--- Begin ---

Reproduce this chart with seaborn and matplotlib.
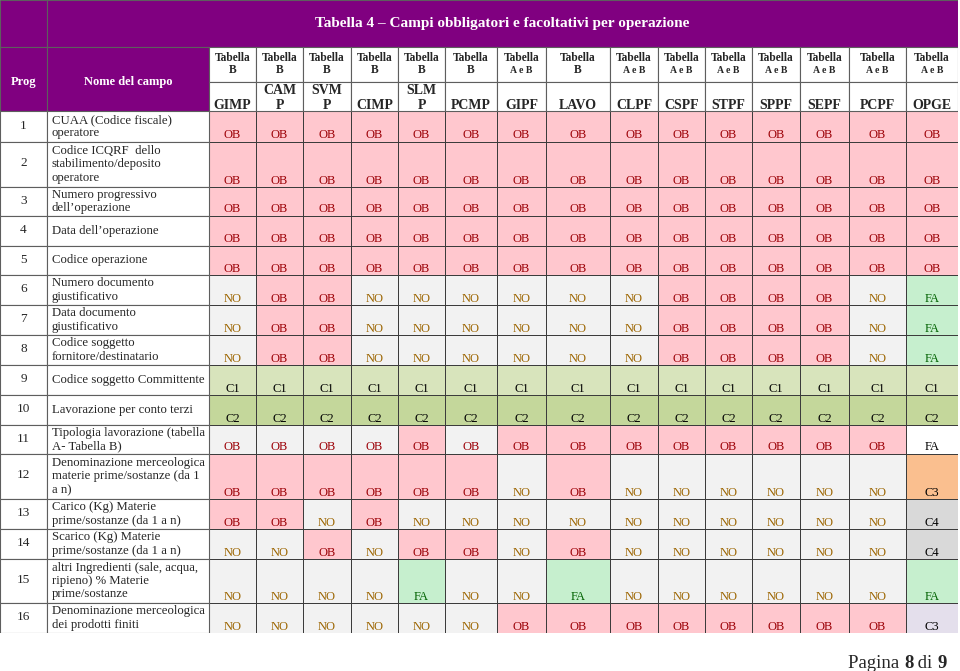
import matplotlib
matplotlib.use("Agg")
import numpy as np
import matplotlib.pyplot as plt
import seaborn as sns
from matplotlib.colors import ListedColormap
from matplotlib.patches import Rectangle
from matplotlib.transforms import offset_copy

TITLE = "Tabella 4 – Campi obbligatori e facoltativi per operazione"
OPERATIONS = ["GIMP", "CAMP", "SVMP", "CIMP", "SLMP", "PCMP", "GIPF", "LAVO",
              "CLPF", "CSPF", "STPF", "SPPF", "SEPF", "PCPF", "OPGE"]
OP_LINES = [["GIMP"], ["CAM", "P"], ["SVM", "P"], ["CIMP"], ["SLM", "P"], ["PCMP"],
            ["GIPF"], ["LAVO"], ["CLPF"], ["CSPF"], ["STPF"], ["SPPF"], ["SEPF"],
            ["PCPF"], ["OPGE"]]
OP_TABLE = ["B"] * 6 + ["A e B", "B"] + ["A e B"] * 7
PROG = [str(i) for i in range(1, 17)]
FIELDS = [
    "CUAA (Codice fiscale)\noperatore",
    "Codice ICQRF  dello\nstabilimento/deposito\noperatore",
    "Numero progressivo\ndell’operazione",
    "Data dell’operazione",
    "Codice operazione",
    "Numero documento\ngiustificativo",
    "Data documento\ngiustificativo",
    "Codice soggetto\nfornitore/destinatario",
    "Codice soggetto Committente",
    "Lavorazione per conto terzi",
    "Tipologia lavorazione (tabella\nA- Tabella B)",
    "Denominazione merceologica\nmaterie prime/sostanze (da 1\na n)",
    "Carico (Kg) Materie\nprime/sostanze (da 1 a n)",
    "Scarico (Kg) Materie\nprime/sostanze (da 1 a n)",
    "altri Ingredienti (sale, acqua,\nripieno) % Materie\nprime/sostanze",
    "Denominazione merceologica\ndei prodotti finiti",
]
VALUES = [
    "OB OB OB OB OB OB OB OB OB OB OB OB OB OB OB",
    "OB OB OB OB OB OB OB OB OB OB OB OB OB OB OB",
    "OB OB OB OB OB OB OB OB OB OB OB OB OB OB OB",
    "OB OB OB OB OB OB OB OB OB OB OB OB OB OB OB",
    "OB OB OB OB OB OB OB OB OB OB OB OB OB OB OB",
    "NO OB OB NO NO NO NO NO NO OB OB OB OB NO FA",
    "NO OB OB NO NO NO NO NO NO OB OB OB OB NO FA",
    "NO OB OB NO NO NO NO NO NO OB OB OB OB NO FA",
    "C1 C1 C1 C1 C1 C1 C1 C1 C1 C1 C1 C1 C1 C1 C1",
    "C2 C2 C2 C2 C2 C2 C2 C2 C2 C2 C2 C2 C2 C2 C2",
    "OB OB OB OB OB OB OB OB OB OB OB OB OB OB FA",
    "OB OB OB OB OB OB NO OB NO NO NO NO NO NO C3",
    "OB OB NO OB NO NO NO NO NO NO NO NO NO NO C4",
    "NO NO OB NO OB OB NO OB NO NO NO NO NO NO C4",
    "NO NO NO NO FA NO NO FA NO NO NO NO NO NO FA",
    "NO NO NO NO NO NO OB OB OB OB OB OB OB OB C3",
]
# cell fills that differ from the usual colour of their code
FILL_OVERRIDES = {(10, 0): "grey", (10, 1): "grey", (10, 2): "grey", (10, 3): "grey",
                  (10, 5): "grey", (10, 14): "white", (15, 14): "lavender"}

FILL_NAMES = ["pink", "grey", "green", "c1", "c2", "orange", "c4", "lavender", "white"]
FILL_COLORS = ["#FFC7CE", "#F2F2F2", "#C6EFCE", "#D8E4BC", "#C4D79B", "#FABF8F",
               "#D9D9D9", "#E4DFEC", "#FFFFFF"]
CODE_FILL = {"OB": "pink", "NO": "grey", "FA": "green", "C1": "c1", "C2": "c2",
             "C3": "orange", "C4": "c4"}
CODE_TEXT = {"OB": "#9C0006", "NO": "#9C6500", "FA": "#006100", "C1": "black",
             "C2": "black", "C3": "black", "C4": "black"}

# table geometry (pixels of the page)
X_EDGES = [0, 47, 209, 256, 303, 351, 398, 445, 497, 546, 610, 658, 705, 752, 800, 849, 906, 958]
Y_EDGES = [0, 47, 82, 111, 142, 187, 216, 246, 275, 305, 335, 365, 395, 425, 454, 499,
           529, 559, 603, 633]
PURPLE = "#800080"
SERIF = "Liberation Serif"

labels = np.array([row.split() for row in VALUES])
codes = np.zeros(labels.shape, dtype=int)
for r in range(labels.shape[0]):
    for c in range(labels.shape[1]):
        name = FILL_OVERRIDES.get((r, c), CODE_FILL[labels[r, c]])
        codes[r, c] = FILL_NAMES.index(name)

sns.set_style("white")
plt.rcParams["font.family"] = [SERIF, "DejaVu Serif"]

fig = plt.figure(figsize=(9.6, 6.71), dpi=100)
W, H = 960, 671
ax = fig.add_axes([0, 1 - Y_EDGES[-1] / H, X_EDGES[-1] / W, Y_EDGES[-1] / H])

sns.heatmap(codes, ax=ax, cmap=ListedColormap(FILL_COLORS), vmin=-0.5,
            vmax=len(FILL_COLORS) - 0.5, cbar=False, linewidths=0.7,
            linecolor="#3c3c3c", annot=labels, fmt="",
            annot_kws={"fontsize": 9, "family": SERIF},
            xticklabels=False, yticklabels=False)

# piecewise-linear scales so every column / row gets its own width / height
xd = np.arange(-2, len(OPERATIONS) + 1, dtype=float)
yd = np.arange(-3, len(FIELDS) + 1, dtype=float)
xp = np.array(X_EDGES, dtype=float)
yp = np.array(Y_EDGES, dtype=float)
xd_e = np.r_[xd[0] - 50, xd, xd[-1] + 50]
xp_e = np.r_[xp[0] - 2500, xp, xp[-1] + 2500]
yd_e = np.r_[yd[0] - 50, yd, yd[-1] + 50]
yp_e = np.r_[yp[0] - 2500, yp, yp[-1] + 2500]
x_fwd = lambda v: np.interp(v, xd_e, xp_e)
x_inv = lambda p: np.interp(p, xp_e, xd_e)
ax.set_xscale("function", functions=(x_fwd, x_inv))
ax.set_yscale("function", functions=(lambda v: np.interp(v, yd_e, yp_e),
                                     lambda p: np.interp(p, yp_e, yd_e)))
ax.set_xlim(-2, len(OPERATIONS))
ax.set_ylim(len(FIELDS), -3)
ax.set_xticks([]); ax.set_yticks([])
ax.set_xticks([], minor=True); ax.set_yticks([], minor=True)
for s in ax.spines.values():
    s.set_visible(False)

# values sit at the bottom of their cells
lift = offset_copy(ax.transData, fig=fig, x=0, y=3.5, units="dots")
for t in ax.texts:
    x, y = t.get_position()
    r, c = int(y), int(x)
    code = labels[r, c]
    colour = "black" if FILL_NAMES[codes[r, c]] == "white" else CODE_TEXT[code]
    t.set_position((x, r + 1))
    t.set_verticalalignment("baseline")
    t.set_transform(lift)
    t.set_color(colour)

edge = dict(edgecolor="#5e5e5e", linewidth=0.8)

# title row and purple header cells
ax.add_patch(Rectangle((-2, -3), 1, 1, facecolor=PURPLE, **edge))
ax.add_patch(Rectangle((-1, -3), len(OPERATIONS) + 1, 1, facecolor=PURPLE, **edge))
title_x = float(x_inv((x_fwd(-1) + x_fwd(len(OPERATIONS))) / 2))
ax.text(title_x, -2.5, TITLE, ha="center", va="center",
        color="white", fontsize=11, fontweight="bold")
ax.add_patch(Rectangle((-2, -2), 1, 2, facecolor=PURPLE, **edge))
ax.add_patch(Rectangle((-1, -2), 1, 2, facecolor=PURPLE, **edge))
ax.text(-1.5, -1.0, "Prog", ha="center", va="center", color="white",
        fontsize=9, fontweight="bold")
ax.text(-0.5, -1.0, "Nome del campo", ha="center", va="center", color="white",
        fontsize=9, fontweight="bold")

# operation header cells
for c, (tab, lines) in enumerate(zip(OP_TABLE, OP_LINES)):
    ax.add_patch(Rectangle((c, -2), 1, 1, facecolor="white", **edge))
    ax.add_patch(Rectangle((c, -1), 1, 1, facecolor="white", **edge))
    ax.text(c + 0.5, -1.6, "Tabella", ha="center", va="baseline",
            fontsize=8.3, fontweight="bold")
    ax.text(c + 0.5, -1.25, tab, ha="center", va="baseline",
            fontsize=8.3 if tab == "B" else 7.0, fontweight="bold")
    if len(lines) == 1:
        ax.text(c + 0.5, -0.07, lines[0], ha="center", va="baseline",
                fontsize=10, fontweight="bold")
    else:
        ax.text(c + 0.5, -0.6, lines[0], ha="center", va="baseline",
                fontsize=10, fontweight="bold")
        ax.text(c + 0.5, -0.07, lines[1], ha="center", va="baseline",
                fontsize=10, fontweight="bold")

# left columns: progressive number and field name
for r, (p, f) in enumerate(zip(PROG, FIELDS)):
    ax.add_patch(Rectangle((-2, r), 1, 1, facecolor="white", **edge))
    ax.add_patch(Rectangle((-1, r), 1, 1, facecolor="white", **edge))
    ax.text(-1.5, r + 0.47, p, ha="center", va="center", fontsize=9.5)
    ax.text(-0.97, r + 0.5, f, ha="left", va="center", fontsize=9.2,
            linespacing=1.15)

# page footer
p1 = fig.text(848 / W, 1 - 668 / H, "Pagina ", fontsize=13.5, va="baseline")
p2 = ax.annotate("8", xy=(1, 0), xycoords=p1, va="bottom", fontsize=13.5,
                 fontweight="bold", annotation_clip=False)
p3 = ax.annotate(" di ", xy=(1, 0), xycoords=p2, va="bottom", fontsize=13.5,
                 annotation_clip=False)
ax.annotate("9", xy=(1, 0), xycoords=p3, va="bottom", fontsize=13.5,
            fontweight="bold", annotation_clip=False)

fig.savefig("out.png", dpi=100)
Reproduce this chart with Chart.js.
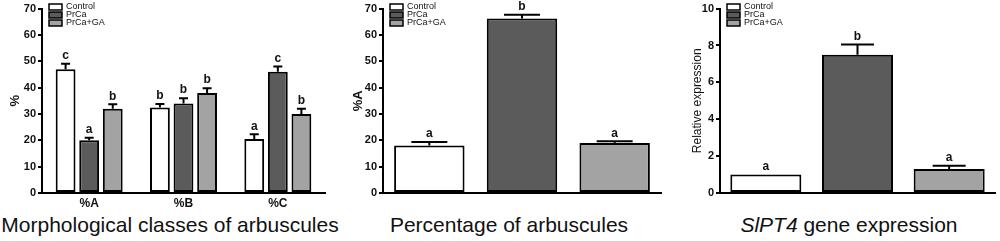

--- End ---

Copy nothing but the lines from the top of the material through the line holding "from matplotlib.transforms import offset_copy", exactly as written; omit pictures.

• OUTPUT FOR THIS TASK
Reproduce this chart with seaborn and matplotlib.
import matplotlib
matplotlib.use("Agg")
import numpy as np
import matplotlib.pyplot as plt
import seaborn as sns
from matplotlib.colors import ListedColormap
from matplotlib.patches import Rectangle
from matplotlib.transforms import offset_copy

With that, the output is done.